Le film s'ouvre sur des images d'archives, pour la plupart empruntées à un cinéma de genre — péplum et anticipation notamment — mettant en scène, pour notre imaginaire, tant de désastres et de fins du monde possibles. Les murs de l'Acropole ont plusieurs fois tremblé au cinéma, et tout laisse à penser qu'ils pourraient bien s'effondrer aujourd'hui. Daphné Hérétakis, qui prend la question de front — et le film montrera qu'elle le fait sans détour aucun — pose, par ce geste de remploi, à la fois simple et nécessaire, le lieu et le milieu dans lesquels vont se déployer ses Archipels, granites dénudés : le cinéma, dessinant ses frontières sur un territoire ravagé par la crise, et dont il doit à sa manière rendre compte.
Le film de Daphné Hérétakis se tient évidemment très loin de ces images fantasques dans lesquelles il trouve son impulsion initiale. Dans le sillon ouvert par Ici, rien, il précise une langue cinématographiques dont ce premier film avait déjà trouvé et éprouvé la singularité. Cette langue cherche son vocabulaire dans un cinéma de pauvreté, ce qu'est devenue aujourd'hui la pratique du 16mm, qui le fait correspondre, avec une pertinence particulièrement saisissante, à son sujet, qui est d'interroger, dans une Grèce dévastée par la crise économique, le nationalisme et une misère qui semble devenir structurelle, ce qu'il reste de possibilités d'exister, en s'aventurant du côté de l'intime. La question amoureuse, à jamais vitale, est peut-être le dernier rempart contre l'oubli de soi et la torpeur où les puissances économiques et politiques veulent sans doute nous tenir pour exercer leur règne.
Archipels, granites dénudés mêle des séquences où, caméra à l'épaule, Daphné Hérétakis interroge, au hasard des rencontres, jeunes et moins jeunes sur l'espoir, s'il existe, qui leur donne encore du souffle, à d'autres où elle filme son environnement immédiat : les murs de la ville, la nuit, des amis réunis à la terrasse d'un café. Sur ces instants de grande attention au réel, où se croisent le proche et le lointain, elle donne à entendre, en off, les notes écrites dans le journal intime d'une jeune fille qui dit son désarroi et ses inquiétudes dans une Athènes où toute perspective future semble interdite. Ce récit au statut indécidable et à la forte puissance d'évocation met en relief ce qu'il peut y avoir de stratégie de survie dans des paroles traversées par un optimisme et une attente, incompréhensible, mais simple et belle, de lendemains qui chantent.

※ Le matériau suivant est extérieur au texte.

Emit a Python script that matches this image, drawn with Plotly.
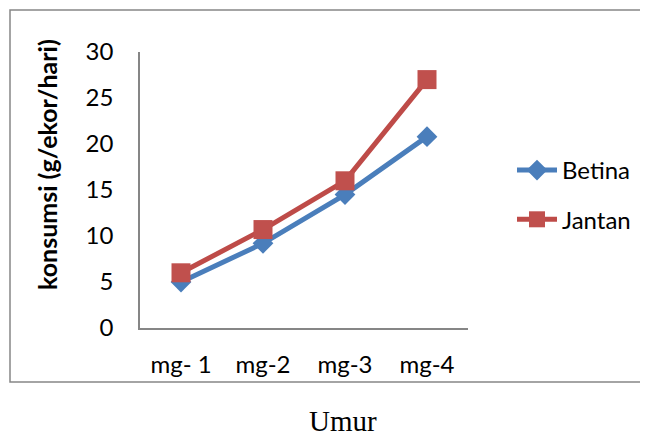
import plotly.graph_objects as go

categories = ["mg- 1", "mg-2", "mg-3", "mg-4"]
betina = [5.0, 9.2, 14.5, 20.8]
jantan = [6.0, 10.7, 16.0, 27.0]
series_names = ["Betina", "Jantan"]
y_title = "konsumsi (g/ekor/hari)"
x_title = "Umur"

OFF = 8  # page body margin in the browser
W, H = 648 - OFF, 439 - OFF
# plot area in reference pixels
L, R, T, B = 140, 468, 52, 328

def px_x(p):
    return (p - L) / (R - L)

def px_y(p):
    return (B - p) / (B - T)

fig = go.Figure()
fig.add_trace(go.Scatter(
    x=categories, y=betina, name=series_names[0], mode="lines+markers",
    line=dict(color="#4A7EBB", width=5),
    marker=dict(symbol="diamond", size=16, color="#4A7EBB"),
    legendgroup="a",
))
fig.add_trace(go.Scatter(
    x=categories, y=jantan, name=series_names[1], mode="lines+markers",
    line=dict(color="#BE4B48", width=5),
    marker=dict(symbol="square", size=19, color="#C0504D"),
    legendgroup="b",
))

axis_font = dict(family="Lato, Carlito, Calibri, sans-serif", size=24, color="#000000")

fig.update_layout(
    width=W, height=H,
    margin=dict(l=L - OFF, r=W - (R - OFF), t=T - OFF, b=H - (B - OFF), pad=0),
    paper_bgcolor="white", plot_bgcolor="white",
    font=axis_font,
    showlegend=True,
    legend=dict(
        x=px_x(512), y=px_y(148), xanchor="left", yanchor="top",
        font=dict(family="Lato, sans-serif", size=24, color="#000000"),
        tracegroupgap=15, traceorder="grouped",
        bgcolor="rgba(0,0,0,0)", itemwidth=40,
    ),
    xaxis=dict(
        type="category", range=[-0.5, 3.5], showgrid=False, zeroline=False,
        showline=True, linecolor="#868686", linewidth=1.5, ticks="",
        tickfont=axis_font, ticklabelstandoff=14, fixedrange=True,
    ),
    yaxis=dict(
        range=[0, 30], dtick=5, showgrid=False, zeroline=False,
        showline=True, linecolor="#868686", linewidth=1.5, ticks="",
        tickfont=axis_font, ticklabelstandoff=20, fixedrange=True,
    ),
    shapes=[dict(
        type="rect", xref="paper", yref="paper",
        x0=px_x(10), x1=px_x(660), y0=px_y(382), y1=px_y(10),
        line=dict(color="#868686", width=1.5), fillcolor="rgba(0,0,0,0)",
        layer="below",
    )],
    annotations=[
        dict(text=f"<b>{y_title}</b>", xref="paper", yref="paper",
             x=px_x(47), y=px_y(165), xanchor="center", yanchor="middle",
             textangle=-90, showarrow=False,
             font=dict(family="Lato, sans-serif", size=25, color="#000000")),
        dict(text=x_title, xref="paper", yref="paper",
             x=px_x(343), y=px_y(421), xanchor="center", yanchor="middle",
             showarrow=False,
             font=dict(family="Liberation Serif, DejaVu Serif, serif", size=29, color="#000000")),
    ],
)

fig.write_html("out.html", config={"displayModeBar": False})
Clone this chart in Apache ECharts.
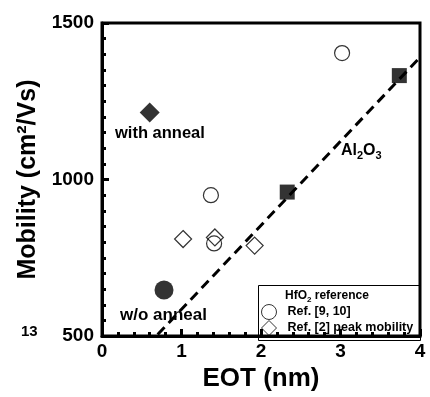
<!DOCTYPE html>
<html>
<head>
<meta charset="utf-8">
<script src="https://cdn.jsdelivr.net/npm/echarts@6/dist/echarts.min.js"></script>
<style>
  html, body { margin: 0; padding: 0; background: #fff; }
  #chart { width: 430px; height: 397px; }
</style>
</head>
<body>
<div id="chart"></div>
<script>
// values (x = EOT in nm, y = mobility in cm2/Vs)
const xTicks = [0, 1, 2, 3, 4];
const yTicks = [500, 1000, 1500];
const al2o3Pts = [[2.33, 960], [3.74, 1332]];
const al2o3Fit = [[0.7, 505], [3.98, 1385]];
const ref910 = [[1.37, 950], [3.02, 1404], [1.41, 796]];
const ref2Peak = [[1.02, 810], [1.42, 815], [1.92, 789]];
const withAnneal = [[0.6, 1214]];
const woAnneal = [[0.78, 647]];

const FONT = '"Liberation Sans", Arial, sans-serif';
const black = '#000';

let chart = echarts.init(document.getElementById('chart'));

function makeAxis(ticks, minorSplit) {
  return {
    type: 'value',
    min: ticks[0],
    max: ticks[ticks.length - 1],
    interval: ticks[1] - ticks[0],
    axisLine: { show: true, onZero: false, lineStyle: { color: black, width: 3 } },
    axisTick: { show: true, inside: true, length: 7, lineStyle: { color: black, width: 3 } },
    minorTick: { show: true, splitNumber: minorSplit, length: 4, lineStyle: { color: black, width: 3 } },
    splitLine: { show: false },
    axisLabel: {
      color: black,
      fontFamily: FONT,
      fontWeight: 'bold',
      fontSize: 19,
      margin: 6,
      formatter: v => String(v)
    }
  };
}

let xAxis = makeAxis(xTicks, 5);
xAxis.name = 'EOT (nm)';
xAxis.nameLocation = 'middle';
xAxis.nameGap = 24;
xAxis.nameTextStyle = { color: black, fontFamily: FONT, fontWeight: 'bold', fontSize: 26 };

let yAxis = makeAxis(yTicks, 10);
yAxis.axisLabel.margin = 8;
yAxis.name = 'Mobility (cm²/Vs)';
yAxis.nameLocation = 'middle';
yAxis.nameGap = 61;
yAxis.nameTextStyle = { color: black, fontFamily: FONT, fontWeight: 'bold', fontSize: 25 };

// open symbols: outline only
const openStyle = { color: 'transparent', borderColor: black, borderWidth: 1.2 };

chart.setOption({
  animation: false,
  // grid border gives the heavy frame on all four sides
  grid: {
    left: 102, right: 10, top: 23, bottom: 57,
    show: true, borderColor: black, borderWidth: 3, backgroundColor: 'transparent'
  },
  xAxis: xAxis,
  yAxis: yAxis,
  legend: {
    data: ['Ref. [9, 10]', 'Ref. [2] peak mobility'],
    orient: 'vertical',
    left: 261,
    top: 304,
    padding: 0,
    itemWidth: 15,
    itemHeight: 15,
    itemGap: 0,
    itemStyle: { borderWidth: 1 },
    textStyle: { color: black, fontFamily: FONT, fontWeight: 'bold', fontSize: 12.5, padding: [0, 0, 0, 6] }
  },
  series: [
    {
      name: 'Al2O3',
      type: 'scatter',
      data: al2o3Pts,
      symbol: 'rect',
      symbolSize: 15,
      itemStyle: { color: black },
      // dashed fit through the Al2O3 points
      markLine: {
        silent: true,
        symbol: ['none', 'none'],
        label: { show: false },
        lineStyle: { color: black, width: 3, type: [10, 6] },
        data: [[{ coord: al2o3Fit[0] }, { coord: al2o3Fit[1] }]]
      }
    },
    {
      name: 'Ref. [9, 10]',
      type: 'scatter',
      data: ref910,
      symbol: 'circle',
      symbolSize: 15,
      itemStyle: openStyle
    },
    {
      name: 'Ref. [2] peak mobility',
      type: 'scatter',
      data: ref2Peak,
      symbol: 'diamond',
      symbolSize: 17,
      itemStyle: openStyle
    },
    {
      name: 'with anneal',
      type: 'scatter',
      data: withAnneal,
      symbol: 'diamond',
      symbolSize: 20,
      itemStyle: { color: black }
    },
    {
      name: 'w/o anneal',
      type: 'scatter',
      data: woAnneal,
      symbol: 'circle',
      symbolSize: 19,
      itemStyle: { color: black }
    }
  ],
  graphic: [
    {
      type: 'text', left: 115, top: 125, z: 10,
      style: { text: 'with anneal', font: 'bold 16.5px ' + FONT, fill: black }
    },
    {
      type: 'text', left: 120, top: 307, z: 10,
      style: { text: 'w/o anneal', font: 'bold 17px ' + FONT, fill: black }
    },
    {
      type: 'text', left: 341, top: 143, z: 10,
      style: {
        text: '{m|Al}{s|2}{m|O}{s|3}',
        fill: black,
        rich: {
          m: { fontFamily: FONT, fontWeight: 'bold', fontSize: 16, fill: black },
          s: { fontFamily: FONT, fontWeight: 'bold', fontSize: 11, fill: black, padding: [9, 0, 0, 0] }
        }
      }
    },
    {
      type: 'text', left: 21, top: 324, z: 10,
      style: { text: '13', font: 'bold 15px ' + FONT, fill: black }
    },
    {
      // legend frame, runs into the right and bottom axes
      type: 'rect', z: 5,
      shape: { x: 258.5, y: 285.5, width: 162, height: 55 },
      style: { fill: 'none', stroke: black, lineWidth: 1 }
    },
    {
      type: 'text', left: 285, top: 290, z: 10,
      style: {
        text: '{m|HfO}{s|2}{m| reference}',
        fill: black,
        rich: {
          m: { fontFamily: FONT, fontWeight: 'bold', fontSize: 12, fill: black },
          s: { fontFamily: FONT, fontWeight: 'bold', fontSize: 8, fill: black, padding: [7, 0, 0, 0] }
        }
      }
    }
  ]
});
</script>
</body>
</html>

La variété de formes dont procède Archipels, granites dénudés est une manière de libérer le regard et de le rendre disponible à ce qui s'avance vers lui. Il faut cette liberté pour poser réellement les yeux sur les ruines ou les traces d'une grandeur passée, et sonder ce qui palpite encore et continue de nous parler en elles. C'est également parce qu'il est tendu entre plusieurs possibilités plastiques — documentaire, anticipation, found footage et fiction — que le film peut dire formellement un délitement dont il est le témoin, et sur le fond duquel se dessinent les visages d'une jeunesse abandonnée. L'enjeu du film et son urgence sensible sont alors de capter ces visages avant qu'ils ne se figent dans les vestiges de leur propre présence et de redonner à leurs corps un temps et un espace où leurs gestes et déhanchés pourront résister à un ordre du monde qui voudrait les voir éteints. Quelque chose bouge sous les ruines, une présence qu'il appartient au cinéma de soutenir, ce qu'il commence à faire dès qu'il nous la fait entrevoir.